Data from this newest tsunami wave generated by our sun confirm that Voyager is in interstellar space – a region between the stars filled with a thin soup of charged particles, also known as plasma. The mission has not left the solar system – it has yet to reach a final halo of comets surrounding our sun – but it broke through the wind-blown bubble, or heliosphere, encasing our sun. Cosmic rays are energetic charged particles that come from nearby stars in the Milky Way galaxy.

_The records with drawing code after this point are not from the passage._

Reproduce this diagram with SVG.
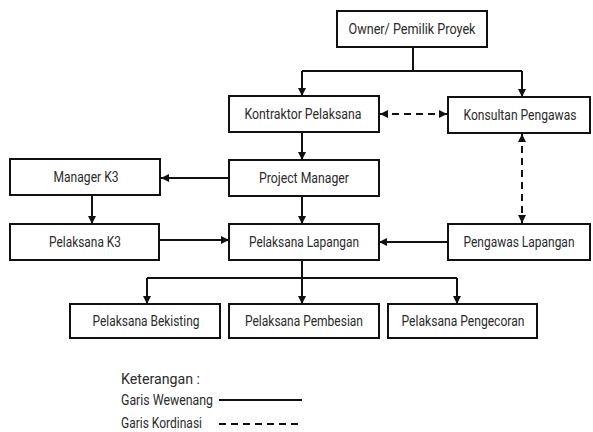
<svg xmlns="http://www.w3.org/2000/svg" width="593" height="432" viewBox="0 0 593 432">
<style>
.box{fill:#fff;stroke:#111;stroke-width:2}
.t{font-family:Roboto,"Noto Sans",sans-serif;font-size:14px;fill:#2a2a2a;text-anchor:middle}
.l{font-family:Roboto,"Noto Sans",sans-serif;font-size:14px;fill:#2a2a2a}
.c{fill:none;stroke:#111;stroke-width:2}
.d{fill:none;stroke:#111;stroke-width:2;stroke-dasharray:7,5}
</style>
<defs>
<marker id="ah" viewBox="0 0 8 8" refX="8" refY="4" markerWidth="8" markerHeight="8" markerUnits="userSpaceOnUse" orient="auto-start-reverse">
<path d="M0,0 L8,4 L0,8 z" fill="#111"/>
</marker>
</defs>
<rect width="593" height="432" fill="#fff"/>
<g id="connectors">
<path class="c" d="M413,47 V71"/>
<path class="c" d="M302,71 H522"/>
<path class="c" d="M302,71 V96" marker-end="url(#ah)"/>
<path class="c" d="M522,71 V97" marker-end="url(#ah)"/>
<path class="c" d="M302,132 V160" marker-end="url(#ah)"/>
<path class="c" d="M229,178 H161" marker-end="url(#ah)"/>
<path class="c" d="M92,195 V224" marker-end="url(#ah)"/>
<path class="c" d="M159,240 H229" marker-end="url(#ah)"/>
<path class="c" d="M448,242 H379" marker-end="url(#ah)"/>
<path class="c" d="M302,196 V224" marker-end="url(#ah)"/>
<path class="c" d="M302,260 V278"/>
<path class="c" d="M147,278 H457"/>
<path class="c" d="M147,278 V304" marker-end="url(#ah)"/>
<path class="c" d="M302,278 V304" marker-end="url(#ah)"/>
<path class="c" d="M457,278 V304" marker-end="url(#ah)"/>
<path class="d" d="M380,114 H447" marker-start="url(#ah)" marker-end="url(#ah)"/>
<path class="d" d="M522,134 V223" marker-start="url(#ah)" marker-end="url(#ah)"/>
</g>
<g id="owner"><rect class="box" x="337" y="11" width="150" height="36"/><text class="t" x="412" y="34" textLength="127" lengthAdjust="spacingAndGlyphs">Owner/ Pemilik Proyek</text></g>
<g id="kontraktor"><rect class="box" x="229" y="96" width="150" height="36"/><text class="t" x="303" y="119" textLength="117" lengthAdjust="spacingAndGlyphs">Kontraktor Pelaksana</text></g>
<g id="konsultan"><rect class="box" x="448" y="97" width="142" height="36"/><text class="t" x="520" y="120" textLength="113" lengthAdjust="spacingAndGlyphs">Konsultan Pengawas</text></g>
<g id="pm"><rect class="box" x="229" y="160" width="150" height="36"/><text class="t" x="304" y="183" textLength="90" lengthAdjust="spacingAndGlyphs">Project Manager</text></g>
<g id="managerk3"><rect class="box" x="10" y="159" width="150" height="36"/><text class="t" x="86" y="182" textLength="65" lengthAdjust="spacingAndGlyphs">Manager K3</text></g>
<g id="pelaksanak3"><rect class="box" x="10" y="224" width="149" height="36"/><text class="t" x="85" y="247" textLength="72" lengthAdjust="spacingAndGlyphs">Pelaksana K3</text></g>
<g id="pelaksanalapangan"><rect class="box" x="229" y="224" width="150" height="36"/><text class="t" x="304" y="247" textLength="110" lengthAdjust="spacingAndGlyphs">Pelaksana Lapangan</text></g>
<g id="pengawaslapangan"><rect class="box" x="448" y="224" width="142" height="36"/><text class="t" x="519" y="247" textLength="111" lengthAdjust="spacingAndGlyphs">Pengawas Lapangan</text></g>
<g id="bekisting"><rect class="box" x="70" y="304" width="150" height="34"/><text class="t" x="146" y="326" textLength="107" lengthAdjust="spacingAndGlyphs">Pelaksana Bekisting</text></g>
<g id="pembesian"><rect class="box" x="229" y="304" width="150" height="34"/><text class="t" x="304" y="326" textLength="118" lengthAdjust="spacingAndGlyphs">Pelaksana Pembesian</text></g>
<g id="pengecoran"><rect class="box" x="388" y="304" width="149" height="34"/><text class="t" x="463" y="326" textLength="123" lengthAdjust="spacingAndGlyphs">Pelaksana Pengecoran</text></g>
<g id="legend">
<text class="l" x="121" y="384" textLength="79" lengthAdjust="spacingAndGlyphs">Keterangan :</text>
<text class="l" x="121" y="405" textLength="92" lengthAdjust="spacingAndGlyphs">Garis Wewenang</text>
<text class="l" x="121" y="428" textLength="81" lengthAdjust="spacingAndGlyphs">Garis Kordinasi</text>
<path class="c" d="M219,400 H302"/>
<path class="d" d="M219,424 H302"/>
</g>
</svg>
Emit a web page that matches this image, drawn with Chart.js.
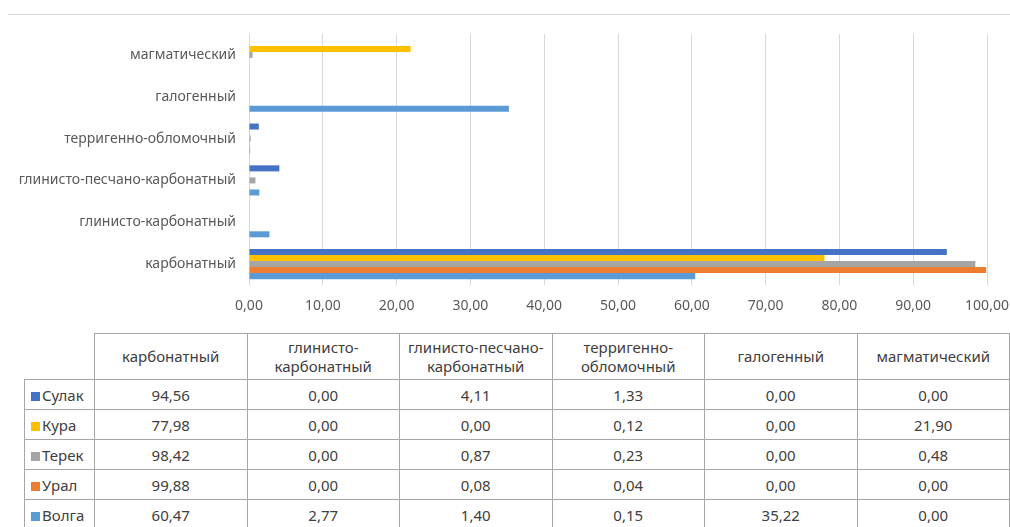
<!DOCTYPE html>
<html>
<head>
<meta charset="utf-8">
<script src="https://cdn.jsdelivr.net/npm/chart.js@4"></script>
<style>
  body { margin: 0; background: #fff; font-family: 'Noto Sans', sans-serif; }
  #wrap { position: relative; width: 1010px; height: 527px; overflow: hidden; }
  #topline { position: absolute; left: 8px; top: 14px; width: 1002px; height: 0; border-top: 1px solid #d9d9d9; }
  #chartBox { position: absolute; left: 0; top: 0; width: 1010px; height: 330px; }
  #dataTable { position: absolute; left: 24px; top: 333px; border-collapse: collapse; table-layout: fixed; color: #404040; font-size: 15px; }
  #dataTable td, #dataTable th { border: 1px solid #a6a6a6; text-align: center; padding: 0; font-weight: normal; }
  #dataTable th { height: 45px; line-height: 19px; }
  #dataTable td { height: 29px; }
  #dataTable th.corner { border-top: none; border-left: none; }
  #dataTable td.name { text-align: left; padding-left: 6px; white-space: nowrap; }
  .sw { display: inline-block; width: 9px; height: 9px; margin-right: 2px; vertical-align: 0px; }
</style>
</head>
<body>
<div id="wrap">
  <div id="topline"></div>
  <div id="chartBox"><canvas id="chart" width="1010" height="330"></canvas></div>
  <table id="dataTable"></table>
</div>
<script>
const categories = ['карбонатный', 'глинисто-карбонатный', 'глинисто-песчано-карбонатный', 'терригенно-обломочный', 'галогенный', 'магматический'];
const seriesNames = ['Сулак', 'Кура', 'Терек', 'Урал', 'Волга'];
const seriesColors = ['#4472c4', '#ffc000', '#a5a5a5', '#ed7d31', '#5b9bd5'];

const sulak = [94.56, 0.00, 4.11, 1.33, 0.00, 0.00];
const kura = [77.98, 0.00, 0.00, 0.12, 0.00, 21.90];
const terek = [98.42, 0.00, 0.87, 0.23, 0.00, 0.48];
const ural = [99.88, 0.00, 0.08, 0.04, 0.00, 0.00];
const volga = [60.47, 2.77, 1.40, 0.15, 35.22, 0.00];
const seriesValues = [sulak, kura, terek, ural, volga];

const xTicks = [0, 10, 20, 30, 40, 50, 60, 70, 80, 90, 100];

const fmt = v => v.toFixed(2).replace('.', ',');

const datasets = seriesNames.map((name, i) => ({
  label: name,
  data: seriesValues[i],
  backgroundColor: seriesColors[i],
  borderWidth: 0,
  categoryPercentage: 0.72,
  barPercentage: 1.0
}));

new Chart(document.getElementById('chart').getContext('2d'), {
  type: 'bar',
  data: { labels: categories, datasets: datasets },
  options: {
    indexAxis: 'y',
    responsive: false,
    animation: false,
    layout: { padding: { left: 0, right: 23, top: 34, bottom: 0 } },
    plugins: { legend: { display: false }, tooltip: { enabled: false } },
    scales: {
      x: {
        min: xTicks[0],
        max: xTicks[xTicks.length - 1],
        afterBuildTicks: scale => { scale.ticks = xTicks.map(v => ({ value: v })); },
        afterFit: scale => {
          scale.height = 45;
          scale.paddingLeft = 0;
          scale.paddingRight = 0;
        },
        grid: { color: '#d9d9d9', drawTicks: false },
        border: { display: false },
        ticks: {
          padding: 13,
          color: '#595959',
          maxRotation: 0,
          font: { family: 'Noto Sans', size: 14 },
          callback: v => fmt(v)
        }
      },
      y: {
        reverse: true,
        afterFit: scale => { scale.width = 249; },
        grid: { display: false, drawTicks: false },
        border: { display: false },
        ticks: {
          padding: 13,
          color: '#595959',
          font: { family: 'Noto Sans', size: 14 }
        }
      }
    }
  }
});

// data table below the chart
const table = document.getElementById('dataTable');
let html = '<colgroup><col style="width:70px">' + categories.map(() => '<col style="width:152.5px">').join('') + '</colgroup>';
html += '<tr><th class="corner"></th>' + categories.map(c => {
  const k = c.lastIndexOf('-');
  return '<th>' + (k > 0 ? c.slice(0, k + 1) + '<br>' + c.slice(k + 1) : c) + '</th>';
}).join('') + '</tr>';
seriesNames.forEach((name, i) => {
  html += '<tr><td class="name"><span class="sw" style="background:' + seriesColors[i] + '"></span>' + name + '</td>' +
    seriesValues[i].map(v => '<td>' + fmt(v) + '</td>').join('') + '</tr>';
});
table.innerHTML = html;
</script>
</body>
</html>
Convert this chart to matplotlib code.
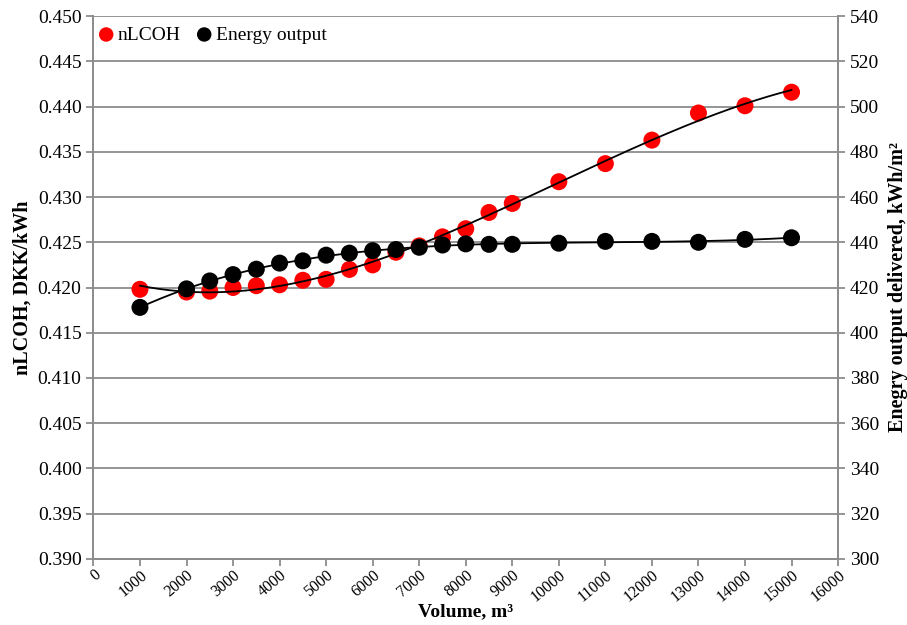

The sun’s shock waves push these particles around like buoys in a tsunami. Data from the cosmic ray instrument tell researchers that a shock wave from the sun has hit. Meanwhile, another instrument on Voyager registers the shock waves, too. The plasma wave instrument can detect oscillations of the plasma electrons. “The tsunami wave rings the plasma like a bell,” said Stone. “While the plasma wave instrument lets us measure the frequency of this ringing, the cosmic ray instrument reveals what struck the bell – the shock wave from the sun.” Voyager 1 and its twin, Voyager 2, were launched 16 days apart in 1977.

Both spacecraft flew by Jupiter and Saturn. Voyager 2 also flew by Uranus and Neptune. Voyager 2, launched before Voyager 1, is the longest continuously operated spacecraft and is expected to enter interstellar space in a few years.